# [Request]
Copy out exactly the lines from the start of the data to the line containing "from matplotlib.patches import Rectangle". Include both.

---

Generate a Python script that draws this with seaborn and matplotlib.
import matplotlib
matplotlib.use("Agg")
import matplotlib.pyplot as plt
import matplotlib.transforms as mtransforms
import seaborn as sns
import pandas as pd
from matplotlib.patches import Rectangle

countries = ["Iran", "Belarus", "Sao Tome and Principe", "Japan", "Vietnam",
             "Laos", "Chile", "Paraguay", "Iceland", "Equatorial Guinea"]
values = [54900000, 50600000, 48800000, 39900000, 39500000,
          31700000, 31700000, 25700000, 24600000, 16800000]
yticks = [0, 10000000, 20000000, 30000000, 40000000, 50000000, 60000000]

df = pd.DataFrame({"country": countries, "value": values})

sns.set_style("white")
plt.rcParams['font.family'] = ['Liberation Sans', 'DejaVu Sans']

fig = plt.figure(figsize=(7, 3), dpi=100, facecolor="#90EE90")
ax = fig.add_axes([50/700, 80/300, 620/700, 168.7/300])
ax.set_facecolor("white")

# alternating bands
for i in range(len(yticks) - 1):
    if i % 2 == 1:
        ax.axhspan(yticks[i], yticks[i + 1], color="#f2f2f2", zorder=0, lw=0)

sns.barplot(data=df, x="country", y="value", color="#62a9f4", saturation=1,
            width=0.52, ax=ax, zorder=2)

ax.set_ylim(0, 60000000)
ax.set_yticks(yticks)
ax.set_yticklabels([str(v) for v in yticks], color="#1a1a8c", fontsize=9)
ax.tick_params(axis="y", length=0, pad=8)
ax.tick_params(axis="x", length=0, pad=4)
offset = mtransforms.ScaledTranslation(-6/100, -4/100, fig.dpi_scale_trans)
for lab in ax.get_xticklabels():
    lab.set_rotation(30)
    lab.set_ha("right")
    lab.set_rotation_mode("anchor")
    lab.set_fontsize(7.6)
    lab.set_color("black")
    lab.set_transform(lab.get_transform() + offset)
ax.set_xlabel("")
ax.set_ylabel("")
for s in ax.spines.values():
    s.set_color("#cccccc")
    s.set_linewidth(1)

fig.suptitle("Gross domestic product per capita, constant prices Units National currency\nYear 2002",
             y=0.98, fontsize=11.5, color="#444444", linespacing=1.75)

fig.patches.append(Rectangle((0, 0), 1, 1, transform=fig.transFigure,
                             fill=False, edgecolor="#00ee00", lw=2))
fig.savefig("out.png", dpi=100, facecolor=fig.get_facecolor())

---

# [Final result]
Generate a Python script that draws this with seaborn and matplotlib.
import matplotlib
matplotlib.use("Agg")
import matplotlib.pyplot as plt
import matplotlib.transforms as mtransforms
import seaborn as sns
import pandas as pd
from matplotlib.patches import Rectangle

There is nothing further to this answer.